The story doesn't end with thermal noise. Whenever charge flows as discrete particles—electrons in a wire or photons being converted to electrons in a camera sensor—a different kind of statistical noise arises: shot noise. Its power spectrum is also white, but its magnitude is proportional to the current itself. In designing a sensitive photodetector, an engineer faces a trade-off. At low light levels, the thermal jitters of the amplifier's resistor might dominate. But as the light signal gets stronger, the shot noise from the signal itself can grow to become the main source of fuzz. By comparing their power spectral densities, one can find the exact signal level at which one noise source overtakes the other, a critical piece of information for designing low-noise optical communication systems and scientific instruments.

Understanding noise is one thing; defeating it is another. Here again, the power spectrum is our guide. In digital communications, we send information as carefully shaped pulses. These pulses travel through a channel and get buried in noise. How can we best detect the pulse when it arrives? The answer is a beautiful piece of engineering called a "matched filter."

A matched filter is a system whose frequency response is exquisitely tailored to the signal we expect to see. Specifically, its response is the complex conjugate of the signal's own Fourier transform. When the signal passes through this filter, all its frequency components align perfectly, producing the strongest possible peak at a specific moment in time. When noise passes through, its random phases are scrambled, and its power is spread out. By looking at the power spectra, we can see exactly what's happening: the filter dramatically boosts the signal's energy spectral density while simultaneously shaping and taming the noise power spectral density. This elegant technique, born from analyzing the spectra of signal and noise, is what allows your Wi-Fi router to pick out a clear signal from a sea of interference.

So far, we have treated noise as a nuisance to be eliminated. But physicists have learned that noise is not just random chaos; it is the very signature of a microscopic world in constant, churning motion. The power spectrum allows us to listen to this motion and learn about the fundamental properties of matter.

Consider a tiny particle suspended in a fluid—the classic picture of Brownian motion. It jitters about, kicked randomly by water molecules. This motion can be described by a model called the Ornstein-Uhlenbeck process. Unlike white noise, the particle's velocity has a "memory"; its motion at one instant is correlated with its motion a moment later. This correlation decays exponentially in time. The Wiener-Khinchin theorem tells us that this exponential decay in the time domain corresponds to a Lorentzian shape in the frequency domain—the very same spectral shape we saw in the RC circuit! The power spectrum of the particle's velocity tells us about its "relaxation time," the timescale over which it "forgets" its previous state.

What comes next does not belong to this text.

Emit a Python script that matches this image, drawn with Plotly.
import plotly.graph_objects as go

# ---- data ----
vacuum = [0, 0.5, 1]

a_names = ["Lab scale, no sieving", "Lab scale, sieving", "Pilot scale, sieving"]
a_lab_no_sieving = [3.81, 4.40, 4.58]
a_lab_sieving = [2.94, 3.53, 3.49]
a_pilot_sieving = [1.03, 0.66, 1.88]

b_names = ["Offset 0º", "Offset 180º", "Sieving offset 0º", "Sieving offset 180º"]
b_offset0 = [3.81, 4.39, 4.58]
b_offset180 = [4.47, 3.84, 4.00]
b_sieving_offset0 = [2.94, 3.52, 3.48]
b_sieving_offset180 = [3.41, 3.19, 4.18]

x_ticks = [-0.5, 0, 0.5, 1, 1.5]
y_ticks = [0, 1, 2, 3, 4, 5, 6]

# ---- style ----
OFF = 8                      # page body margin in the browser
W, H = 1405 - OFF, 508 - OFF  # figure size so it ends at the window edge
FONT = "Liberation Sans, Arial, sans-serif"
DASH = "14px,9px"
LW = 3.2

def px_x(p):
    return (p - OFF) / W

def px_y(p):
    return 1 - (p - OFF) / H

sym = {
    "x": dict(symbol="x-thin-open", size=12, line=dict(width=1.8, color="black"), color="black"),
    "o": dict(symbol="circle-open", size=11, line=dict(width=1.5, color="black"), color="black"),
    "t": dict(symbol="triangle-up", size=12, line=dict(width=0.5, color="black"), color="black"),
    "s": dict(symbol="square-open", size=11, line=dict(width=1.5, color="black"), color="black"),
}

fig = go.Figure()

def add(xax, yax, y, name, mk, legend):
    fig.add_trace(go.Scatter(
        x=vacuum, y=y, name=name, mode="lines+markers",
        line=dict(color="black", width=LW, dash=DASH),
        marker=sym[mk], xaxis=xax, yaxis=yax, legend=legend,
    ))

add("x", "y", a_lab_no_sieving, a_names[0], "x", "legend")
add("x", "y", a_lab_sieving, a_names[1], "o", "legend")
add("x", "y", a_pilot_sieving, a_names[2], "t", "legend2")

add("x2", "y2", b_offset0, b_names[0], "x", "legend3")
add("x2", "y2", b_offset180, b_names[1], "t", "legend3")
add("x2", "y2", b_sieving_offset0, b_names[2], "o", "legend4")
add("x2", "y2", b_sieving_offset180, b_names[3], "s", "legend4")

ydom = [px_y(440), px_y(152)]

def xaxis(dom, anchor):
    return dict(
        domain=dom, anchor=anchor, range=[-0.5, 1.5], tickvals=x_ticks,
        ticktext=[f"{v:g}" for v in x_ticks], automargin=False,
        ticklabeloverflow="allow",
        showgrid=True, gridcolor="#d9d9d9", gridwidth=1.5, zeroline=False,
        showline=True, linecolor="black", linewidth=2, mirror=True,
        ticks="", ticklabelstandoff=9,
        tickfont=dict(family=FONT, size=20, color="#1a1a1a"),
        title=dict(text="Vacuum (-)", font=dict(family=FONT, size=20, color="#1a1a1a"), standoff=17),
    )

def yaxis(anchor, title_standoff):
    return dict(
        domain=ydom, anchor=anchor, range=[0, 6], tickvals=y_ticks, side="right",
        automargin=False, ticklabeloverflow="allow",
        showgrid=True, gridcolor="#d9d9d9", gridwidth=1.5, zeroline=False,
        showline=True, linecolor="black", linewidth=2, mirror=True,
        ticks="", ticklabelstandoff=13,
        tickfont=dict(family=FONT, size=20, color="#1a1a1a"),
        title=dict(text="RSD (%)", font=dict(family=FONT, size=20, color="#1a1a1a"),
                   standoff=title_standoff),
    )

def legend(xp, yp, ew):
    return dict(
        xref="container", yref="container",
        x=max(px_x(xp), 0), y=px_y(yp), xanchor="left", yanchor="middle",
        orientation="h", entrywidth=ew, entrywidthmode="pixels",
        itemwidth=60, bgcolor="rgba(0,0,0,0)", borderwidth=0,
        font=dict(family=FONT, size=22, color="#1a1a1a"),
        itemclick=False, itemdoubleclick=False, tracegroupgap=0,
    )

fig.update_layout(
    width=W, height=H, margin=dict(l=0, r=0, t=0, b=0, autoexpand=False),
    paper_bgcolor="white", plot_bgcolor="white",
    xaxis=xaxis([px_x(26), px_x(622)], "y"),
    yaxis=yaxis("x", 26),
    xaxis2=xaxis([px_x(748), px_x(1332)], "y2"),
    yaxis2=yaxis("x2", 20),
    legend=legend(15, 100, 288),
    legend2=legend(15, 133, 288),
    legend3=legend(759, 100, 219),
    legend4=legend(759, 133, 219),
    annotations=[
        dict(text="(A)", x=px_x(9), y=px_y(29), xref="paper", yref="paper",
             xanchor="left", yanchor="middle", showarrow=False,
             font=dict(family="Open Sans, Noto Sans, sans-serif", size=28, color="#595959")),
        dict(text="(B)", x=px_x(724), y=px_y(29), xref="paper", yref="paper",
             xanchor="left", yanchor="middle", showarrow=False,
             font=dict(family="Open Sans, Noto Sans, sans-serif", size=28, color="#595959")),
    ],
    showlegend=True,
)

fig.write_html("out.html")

This leads us to one of the most profound ideas in physics: the fluctuation-dissipation theorem. It states that the random forces that cause a system to fluctuate (the "kicks") are intimately related to the friction or drag that would damp its motion if it were pushed (the "dissipation"). The very same molecular collisions that cause a small sphere to undergo rotational Brownian motion are also the source of the viscous drag that would slow it down if you tried to spin it. The theorem makes a precise quantitative prediction: the power spectral density of the random, fluctuating thermal torque is directly proportional to the rotational friction coefficient and the temperature. The noise is not separate from the system's properties; it is a direct consequence of them.

We can see this principle at play in a wealth of systems. Imagine a simple harmonic oscillator—a mass on a spring—subjected to damping and driven by a random, fluctuating force. The system has a natural frequency at which it "wants" to oscillate. The random driving force, like the Ornstein-Uhlenbeck process, might have a smooth, broad power spectrum. But the oscillator responds most strongly to the driving frequencies near its resonance. The resulting power spectrum of the oscillator's position is the product of the driving force's spectrum and the oscillator's own sharply-peaked frequency response. The oscillator acts as a highly selective amplifier, picking out and amplifying the noise components near its natural frequency, revealing the system's own internal dynamics in its noisy response.

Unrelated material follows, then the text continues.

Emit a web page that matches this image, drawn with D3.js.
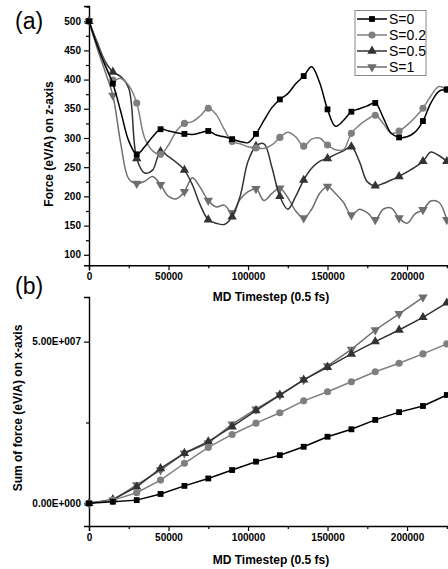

This idea—a resonant system revealing its properties through its response to thermal noise—finds its ultimate expression in one of the most ambitious experiments ever conceived: the search for gravitational waves. The mirrors of detectors like LIGO and Virgo are test masses suspended as pendulums. They are, in essence, extremely high-quality harmonic oscillators. Despite being in a vacuum and isolated from the world, they are still in thermal equilibrium with their surroundings, which means they are subject to the ceaseless, gentle patter of thermal energy.

This thermal "Langevin force" causes the mirrors to jiggle by an infinitesimal amount. The power spectrum of this displacement noise can be calculated directly from the fluctuation-dissipation theorem. It peaks sharply at the suspension's resonant frequency. This thermal noise spectrum represents a fundamental limit; it is the noise floor that a gravitational wave signal must rise above to be detected. The struggle to detect the faintest ripples of spacetime is, in large part, a battle against a power spectrum dictated by the temperature and the mechanical properties of the detector itself.

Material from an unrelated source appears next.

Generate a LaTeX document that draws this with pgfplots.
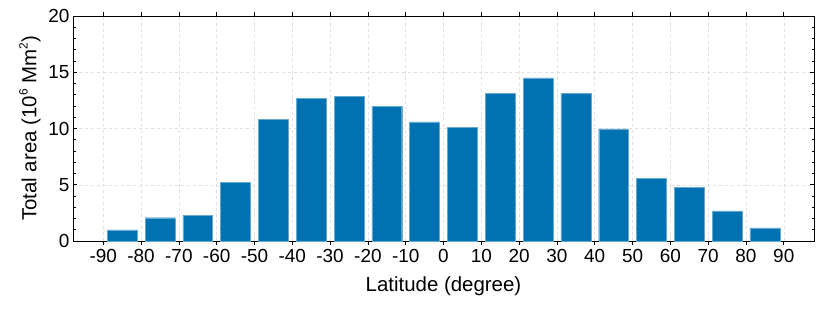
\documentclass[border=0pt]{standalone}
\usepackage{fontspec}
\setmainfont{Liberation Sans}
\usepackage{pgfplots}
\pgfplotsset{compat=1.18}
\definecolor{barblue}{HTML}{0072B2}
% smaller, lower superscript like the reference label
\newcommand{\supx}[1]{\raisebox{0.8ex}{\fontsize{12}{12}\selectfont #1}}

\begin{document}
\begin{tikzpicture}
\begin{axis}[
  scale only axis, width=741bp, height=225bp,
  xmin=-98, xmax=98, ymin=0, ymax=20,
  xtick={-90,-80,...,90}, ytick={0,5,...,20},
  minor y tick num=4,
  tick align=inside,
  major tick length=4bp, minor tick length=2.5bp,
  grid=major,
  major grid style={dashed, gray!25, line width=0.5pt},
  axis line style={line width=0.8pt},
  tick style={black, line width=0.6pt},
  tick label style={font=\fontsize{19}{21}\selectfont},
  xticklabel style={yshift=-1bp},
  label style={font=\fontsize{20.5}{23}\selectfont},
  /pgf/number format/assume math mode=true,
  xlabel={Latitude (degree)},
  ylabel={Total area (10\supx{6} Mm\supx{2})},
  xlabel style={at={(axis description cs:0.5,0)}, anchor=center, yshift=-45bp},
  ylabel style={at={(axis description cs:0,0.5)}, anchor=center, yshift=43bp},
  ybar, bar width=7.9,
]
\addplot[fill=barblue, draw=barblue!60!white, line width=0.4pt] coordinates {
  (-85,0.98) (-75,2.07) (-65,2.31) (-55,5.24) (-45,10.8) (-35,12.71)
  (-25,12.83) (-15,12.0) (-5,10.6) (5,10.1) (15,13.1) (25,14.5)
  (35,13.12) (45,9.96) (55,5.54) (65,4.74) (75,2.67) (85,1.16)
};
\end{axis}
\path ([shift={(-73bp,-71bp)}]current axis.south west) rectangle ([shift={(16bp,16bp)}]current axis.north east);
\end{tikzpicture}
\end{document}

And what of the gravitational waves themselves? Many cosmological events, like the inflation of the early universe or the superposition of countless binary black hole mergers across the cosmos, are thought to produce a stochastic gravitational wave background—a persistent, random hum of spacetime ripples arriving from all directions. And how do we characterize this cosmic hum? With a power spectrum, of course. Cosmologists describe its strength with a dimensionless quantity, $\Omega_{gw}(f)$, representing the energy density of these waves per frequency interval as a fraction of the total energy needed to close the universe. Experimentalists, on the other hand, measure the strain power spectral density, $S_h(f)$. The bridge between the language of cosmology and the language of the laboratory is a simple conversion factor, itself a function of frequency. It allows us to translate a measured spectrum of tiny mirror displacements into a profound statement about the energy content of the entire universe, frequency by frequency.

From a resistor on a circuit board to the energy density of the cosmos, the power spectrum provides a common thread. It is a testament to the remarkable unity of physics, showing us how the same fundamental concepts of frequency, noise, and response echo through every corner of our universe, waiting to be deciphered by those who know how to listen.